**Instructions to follow**
Retype the data exactly, from its first line to the line containing "const hi42=[0.07,0.16,0.32,0.54,0.76,0.90,0.955];", including both, and skip any picture.

**Dataset excerpt**
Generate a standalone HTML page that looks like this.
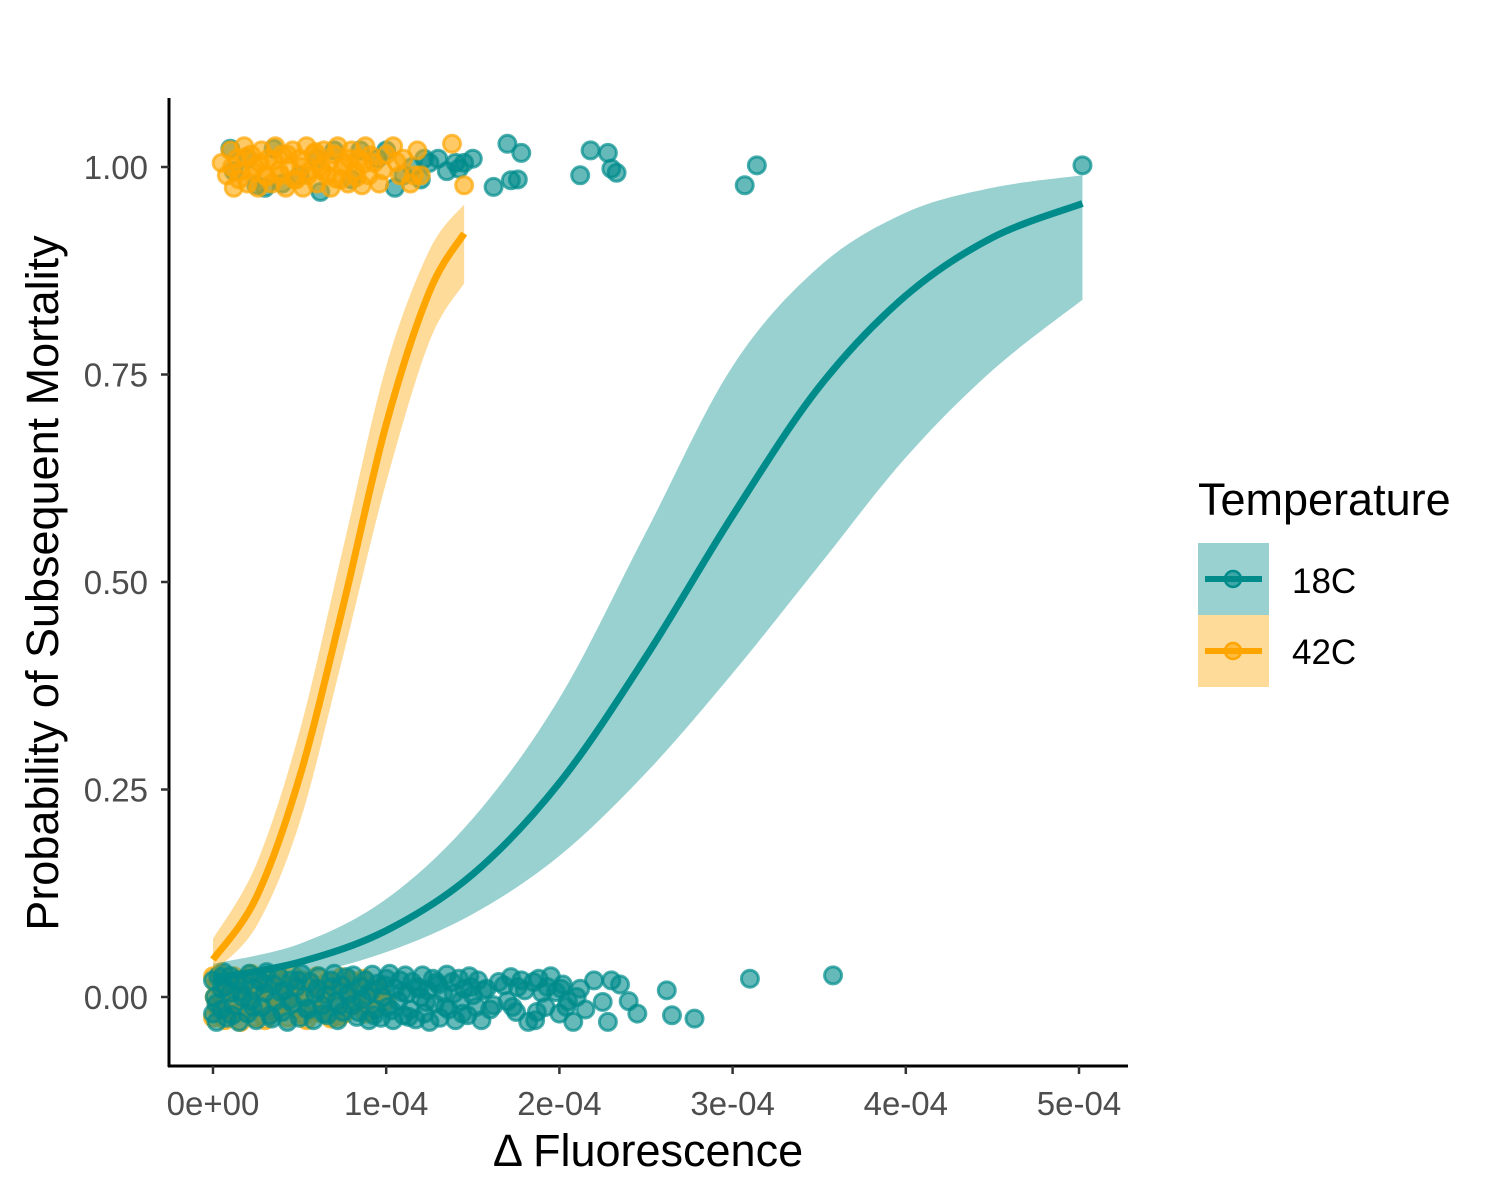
<!DOCTYPE html>
<html><head><meta charset="utf-8"><style>
html,body{margin:0;padding:0;background:#fff}
svg{display:block;font-family:"Liberation Sans",Arial,sans-serif}
</style></head><body>
<svg id="chart" width="1500" height="1200" viewBox="0 0 1500 1200">
<g id="pts-bottom"></g>
<g id="pts-top"></g>
<g id="bands"></g>
<g id="lines"></g>
<g id="axes"></g>
<text x="648" y="1166" font-size="45" text-anchor="middle" fill="#000">Δ Fluorescence</text>
<text transform="translate(58,583) rotate(-90)" font-size="45" text-anchor="middle" fill="#000">Probability of Subsequent Mortality</text>
<g>
<text x="1198" y="515" font-size="45" fill="#000">Temperature</text>
<g>
<rect x="1198" y="543" width="71" height="72" fill="#99d1d1"/>
<line x1="1205" y1="579" x2="1262" y2="579" stroke="#008b8b" stroke-width="6"/>
<circle cx="1233" cy="579" r="8" fill="rgba(0,139,139,0.6)" stroke="#008b8b" stroke-width="2.5"/>
<text x="1292" y="593" font-size="35" fill="#000">18C</text>
</g>
<g>
<rect x="1198" y="615" width="71" height="72" fill="#ffdb99"/>
<line x1="1205" y1="651" x2="1262" y2="651" stroke="#ffa500" stroke-width="6"/>
<circle cx="1233" cy="651" r="8" fill="rgba(255,165,0,0.6)" stroke="#ffa500" stroke-width="2.5"/>
<text x="1292" y="664" font-size="35" fill="#000">42C</text>
</g>
</g>
</svg>
<script>
// x values in units of 1e-4
const xTicks=[0,1,2,3,4,5];
const xTickLabels=["0e+00","1e-04","2e-04","3e-04","4e-04","5e-04"];
const yTicks=[0,0.25,0.5,0.75,1];
const yTickLabels=["0.00","0.25","0.50","0.75","1.00"];

const fitX18=[0,0.5,1,1.5,2,2.5,3,3.5,4,4.5,5.02];
const fit18=[0.022,0.042,0.08,0.148,0.258,0.41,0.58,0.735,0.845,0.915,0.956];
const lo18=[0.012,0.026,0.054,0.1,0.17,0.27,0.39,0.52,0.65,0.755,0.84];
const hi18=[0.04,0.064,0.118,0.215,0.36,0.56,0.76,0.88,0.945,0.975,0.99];

const fitX42=[0,0.25,0.5,0.75,1,1.25,1.45];
const fit42=[0.045,0.12,0.265,0.47,0.69,0.85,0.92];
const lo42=[0.03,0.085,0.21,0.41,0.62,0.79,0.86];
const hi42=[0.07,0.16,0.32,0.54,0.76,0.90,0.955];

// teal points near 0
const t0x=[0,0,0.01,0.02,0.03,0.05,0.05,0.06,0.08,0.1,0.1,0.12,0.14,0.15,0.17,0.18,0.2,0.21,0.22,0.24,0.25,0.27,0.28,0.3,0.31,0.33,0.35,0.36,0.38,0.4,0.41,0.43,0.45,0.46,0.48,0.5,0.51,0.53,0.55,0.56,0.58,0.6,0.61,0.63,0.65,0.66,0.68,0.7,0.71,0.72,0.74,0.75,0.77,0.78,0.8,0.81,0.83,0.85,0.86,0.88,0.9,0.91,0.92,0.94,0.95,0.97,0.98,1,1.01,1.02,1.04,1.05,1.07,1.08,1.1,1.11,1.12,1.14,1.15,1.17,1.18,1.2,1.21,1.22,1.24,1.25,1.27,1.28,1.3,1.31,1.33,1.35,1.36,1.38,1.4,1.42,1.43,1.45,1.47,1.48,1.5,1.52,1.53,1.55,1.58,1.6,1.65,1.7,1.72,1.75,1.76,1.78,1.82,1.85,1.86,1.88,1.9,1.92,1.95,2.0,2.01,2.02,2.05,2.08,2.1,2.15,2.2,2.25,2.28,2.3,2.35,2.4,2.45,2.62,2.65,2.78,3.1,3.58,
0.02,0.07,0.11,0.16,0.23,0.29,0.34,0.39,0.44,0.49,0.54,0.59,0.64,0.69,0.73,0.79,0.84,0.89,0.93,0.99,1.03,1.09,1.13,1.19,1.23,1.29,1.34,1.39,1.44,1.49,1.56,1.62,1.68,1.73,1.8,1.87,1.93,1.98,2.04,2.12];
const t0y=[0.02,-0.02,0.0,-0.03,0.025,0.01,-0.015,0.03,-0.025,0.005,0.025,-0.01,0.02,-0.03,0.0,0.015,-0.02,0.028,-0.005,0.01,-0.028,0.02,-0.012,0.005,0.03,-0.022,0.015,-0.005,0.025,-0.018,0.008,-0.03,0.02,-0.008,0.012,-0.025,0.028,0.0,-0.015,0.018,-0.028,0.01,0.025,-0.01,0.003,-0.022,0.02,0.028,-0.006,-0.028,0.014,-0.018,0.024,0.002,-0.01,0.026,-0.024,0.012,-0.003,0.02,-0.028,0.007,0.027,-0.015,0.016,-0.025,0.0,0.022,-0.012,0.028,-0.028,0.01,-0.005,0.02,-0.022,0.026,0.004,-0.015,0.018,-0.027,0.012,0.0,0.026,-0.02,0.008,-0.03,0.022,-0.008,0.015,-0.025,0.005,0.027,-0.015,0.018,-0.028,0.022,-0.005,0.01,-0.022,0.025,0.002,-0.012,0.02,-0.028,0.01,-0.015,0.018,-0.005,0.024,-0.018,0.012,0.02,-0.03,0.018,-0.028,0.022,0.005,-0.012,0.025,-0.02,0.01,0.015,-0.005,-0.03,0.0,-0.015,0.02,-0.006,-0.03,0.02,0.015,-0.005,-0.02,0.008,-0.022,-0.026,0.022,0.026,
-0.008,0.012,-0.022,0.006,-0.012,0.016,-0.026,0.006,-0.004,0.02,-0.014,0.004,-0.02,0.012,-0.01,0.006,-0.018,0.002,-0.022,0.014,-0.016,0.006,-0.024,0.01,-0.006,0.018,-0.012,0.004,-0.02,0.012,0.008,-0.01,0.014,-0.012,0.008,-0.018,0.012,0.006,-0.012,0.01];
// orange points near 0
const o0x=[0,0,0.01,0.02,0.03,0.04,0.05,0.06,0.07,0.08,0.09,0.1,0.12,0.13,0.15,0.16,0.18,0.19,0.21,0.22,0.24,0.25,0.27,0.29,0.3,0.32,0.34,0.35,0.37,0.39,0.41,0.43,0.44,0.46,0.48,0.5,0.52,0.54,0.56,0.58,0.6,0.62,0.64,0.66,0.68,0.7,0.72,0.74,0.76,0.78,0.8,0.82,0.85,0.88,0.9,0.95,1.0,
0.02,0.06,0.11,0.17,0.2,0.26,0.33,0.38,0.42,0.47,0.53,0.57,0.63,0.67,0.73,0.77,0.83,0.87,0.92,0.97];
const o0y=[0.025,-0.025,0.0,0.015,-0.015,0.028,-0.005,0.01,-0.028,0.02,-0.012,0.005,0.025,-0.02,0.012,-0.03,0.022,0.0,-0.015,0.028,-0.025,0.01,0.02,-0.008,-0.028,0.015,0.004,-0.018,0.026,-0.01,0.018,-0.025,0.008,0.027,-0.015,0.0,0.02,-0.028,0.012,-0.006,0.025,-0.02,0.006,0.018,-0.026,0.01,-0.012,0.024,-0.02,0.003,0.02,-0.01,0.015,-0.02,0.0,0.01,-0.005,
-0.01,0.006,-0.02,0.016,-0.004,0.01,-0.016,0.022,-0.006,0.004,-0.022,0.016,-0.012,0.008,-0.024,0.014,-0.006,0.022,-0.016,0.006];
// teal points near 1
const t1x=[0.1,0.12,0.2,0.25,0.3,0.35,0.4,0.5,0.6,0.62,0.7,0.8,0.85,0.95,1.0,1.05,1.1,1.15,1.2,1.22,1.25,1.3,1.35,1.4,1.42,1.45,1.5,1.62,1.7,1.72,1.76,1.78,2.12,2.18,2.28,2.3,2.33,3.07,3.14,5.02];
const t1y=[1.022,0.995,1.01,0.978,0.975,1.022,0.98,0.99,1.01,0.97,1.02,0.985,1.02,1.01,1.02,0.975,0.99,1.0,0.985,1.01,1.005,1.01,0.995,1.005,0.998,1.005,1.01,0.976,1.028,0.984,0.985,1.017,0.99,1.02,1.017,0.998,0.993,0.978,1.002,1.002];
// orange points near 1
const o1x=[0.05,0.08,0.1,0.12,0.14,0.16,0.18,0.2,0.22,0.24,0.26,0.28,0.3,0.32,0.34,0.36,0.38,0.4,0.42,0.44,0.46,0.48,0.5,0.52,0.54,0.56,0.58,0.6,0.62,0.64,0.66,0.68,0.7,0.72,0.74,0.76,0.78,0.8,0.82,0.84,0.86,0.88,0.9,0.93,0.96,1.0,1.04,1.08,1.1,1.14,1.18,1.2,1.38,1.45,
0.11,0.15,0.19,0.23,0.27,0.31,0.35,0.39,0.43,0.47,0.51,0.55,0.59,0.63,0.67,0.71,0.75,0.79,0.83,0.87,0.91,0.98,1.06,1.16];
const o1y=[1.005,0.99,1.02,0.975,1.01,0.995,1.025,0.98,1.015,1.0,0.975,1.02,0.99,1.01,0.98,1.025,0.995,1.015,0.975,1.0,1.02,0.985,1.01,0.975,1.025,0.995,1.015,0.98,1.0,1.02,0.99,0.975,1.015,1.025,0.985,1.005,0.98,1.02,0.995,1.01,0.978,1.025,0.99,1.005,0.98,1.015,1.025,0.99,1.01,0.98,1.02,0.99,1.028,0.978,
1.0,0.985,1.012,0.995,1.005,0.988,1.008,0.99,1.015,0.985,1.0,0.99,1.018,0.996,1.006,0.986,1.0,1.01,0.988,1.004,1.014,0.996,1.006,0.99];

const NS="http://www.w3.org/2000/svg";
const X0=213, XS=173.2, Y0=997, YS=830;
function sx(v){return X0+v*XS;}
function sy(v){return Y0-v*YS;}
function mk(tag,attrs,parent){const e=document.createElementNS(NS,tag);for(const k in attrs)e.setAttribute(k,attrs[k]);parent.appendChild(e);return e;}
function smoothPath(xs,ys){
  const p=xs.map((x,i)=>[sx(x),sy(ys[i])]);
  let d="M"+p[0][0]+","+p[0][1];
  for(let i=0;i<p.length-1;i++){
    const p0=p[Math.max(0,i-1)],p1=p[i],p2=p[i+1],p3=p[Math.min(p.length-1,i+2)];
    const c1=[p1[0]+(p2[0]-p0[0])/6,p1[1]+(p2[1]-p0[1])/6];
    const c2=[p2[0]-(p3[0]-p1[0])/6,p2[1]-(p3[1]-p1[1])/6];
    d+=" C"+c1[0]+","+c1[1]+" "+c2[0]+","+c2[1]+" "+p2[0]+","+p2[1];
  }
  return d;
}
function bandPath(xs,lo,hi){
  const top=smoothPath(xs,hi);
  const rx=xs.slice().reverse(), rl=lo.slice().reverse();
  const bot=smoothPath(rx,rl).replace(/^M/,"L");
  return top+" "+bot+" Z";
}
function drawPts(g,xs,ys,fill,stroke,name){
  xs.forEach((x,i)=>{
    const c=mk("circle",{cx:sx(x),cy:sy(ys[i]),r:8.5,fill:fill,stroke:stroke,"stroke-width":3,"stroke-opacity":0.7},g);
    
    
  });
}
const gb=document.getElementById("pts-bottom"), gt=document.getElementById("pts-top");
drawPts(gb,o0x,o0y,"rgba(255,165,0,0.6)","#ffa500","point-42c");
drawPts(gb,t0x,t0y,"rgba(0,139,139,0.6)","#008b8b","point-18c");
drawPts(gt,t1x,t1y,"rgba(0,139,139,0.6)","#008b8b","point-18c");
drawPts(gt,o1x,o1y,"rgba(255,165,0,0.6)","#ffa500","point-42c");

const bands=document.getElementById("bands");
const b18=mk("path",{d:bandPath(fitX18,lo18,hi18),fill:"#008b8b","fill-opacity":0.4},bands);


const b42=mk("path",{d:bandPath(fitX42,lo42,hi42),fill:"#ffa500","fill-opacity":0.4},bands);


const lines=document.getElementById("lines");
const l18=mk("path",{d:smoothPath(fitX18,fit18),fill:"none",stroke:"#008b8b","stroke-width":7},lines);


const l42=mk("path",{d:smoothPath(fitX42,fit42),fill:"none",stroke:"#ffa500","stroke-width":7},lines);



const ax=document.getElementById("axes");
const ya=mk("line",{x1:169,y1:98,x2:169,y2:1067,stroke:"#000","stroke-width":3},ax);


const xa=mk("line",{x1:168,y1:1066,x2:1128,y2:1066,stroke:"#000","stroke-width":3},ax);


yTicks.forEach((v,i)=>{
  mk("line",{x1:161,y1:sy(v),x2:169,y2:sy(v),stroke:"#333","stroke-width":2.5},ax);
  const t=mk("text",{x:148,y:sy(v)+12,"font-size":33,"text-anchor":"end",fill:"#4d4d4d"},ax);
  t.textContent=yTickLabels[i];
  
  
});
xTicks.forEach((v,i)=>{
  mk("line",{x1:sx(v),y1:1066,x2:sx(v),y2:1074,stroke:"#333","stroke-width":2.5},ax);
  const t=mk("text",{x:sx(v),y:1115,"font-size":33,"text-anchor":"middle",fill:"#4d4d4d"},ax);
  t.textContent=xTickLabels[i];
  
  
});
</script>
</body></html>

**Written response**
Generate a standalone HTML page that looks like this.
<!DOCTYPE html>
<html><head><meta charset="utf-8"><style>
html,body{margin:0;padding:0;background:#fff}
svg{display:block;font-family:"Liberation Sans",Arial,sans-serif}
</style></head><body>
<svg id="chart" width="1500" height="1200" viewBox="0 0 1500 1200">
<g id="pts-bottom"></g>
<g id="pts-top"></g>
<g id="bands"></g>
<g id="lines"></g>
<g id="axes"></g>
<text x="648" y="1166" font-size="45" text-anchor="middle" fill="#000">Δ Fluorescence</text>
<text transform="translate(58,583) rotate(-90)" font-size="45" text-anchor="middle" fill="#000">Probability of Subsequent Mortality</text>
<g>
<text x="1198" y="515" font-size="45" fill="#000">Temperature</text>
<g>
<rect x="1198" y="543" width="71" height="72" fill="#99d1d1"/>
<line x1="1205" y1="579" x2="1262" y2="579" stroke="#008b8b" stroke-width="6"/>
<circle cx="1233" cy="579" r="8" fill="rgba(0,139,139,0.6)" stroke="#008b8b" stroke-width="2.5"/>
<text x="1292" y="593" font-size="35" fill="#000">18C</text>
</g>
<g>
<rect x="1198" y="615" width="71" height="72" fill="#ffdb99"/>
<line x1="1205" y1="651" x2="1262" y2="651" stroke="#ffa500" stroke-width="6"/>
<circle cx="1233" cy="651" r="8" fill="rgba(255,165,0,0.6)" stroke="#ffa500" stroke-width="2.5"/>
<text x="1292" y="664" font-size="35" fill="#000">42C</text>
</g>
</g>
</svg>
<script>
// x values in units of 1e-4
const xTicks=[0,1,2,3,4,5];
const xTickLabels=["0e+00","1e-04","2e-04","3e-04","4e-04","5e-04"];
const yTicks=[0,0.25,0.5,0.75,1];
const yTickLabels=["0.00","0.25","0.50","0.75","1.00"];

const fitX18=[0,0.5,1,1.5,2,2.5,3,3.5,4,4.5,5.02];
const fit18=[0.022,0.042,0.08,0.148,0.258,0.41,0.58,0.735,0.845,0.915,0.956];
const lo18=[0.012,0.026,0.054,0.1,0.17,0.27,0.39,0.52,0.65,0.755,0.84];
const hi18=[0.04,0.064,0.118,0.215,0.36,0.56,0.76,0.88,0.945,0.975,0.99];

const fitX42=[0,0.25,0.5,0.75,1,1.25,1.45];
const fit42=[0.045,0.12,0.265,0.47,0.69,0.85,0.92];
const lo42=[0.03,0.085,0.21,0.41,0.62,0.79,0.86];
const hi42=[0.07,0.16,0.32,0.54,0.76,0.90,0.955];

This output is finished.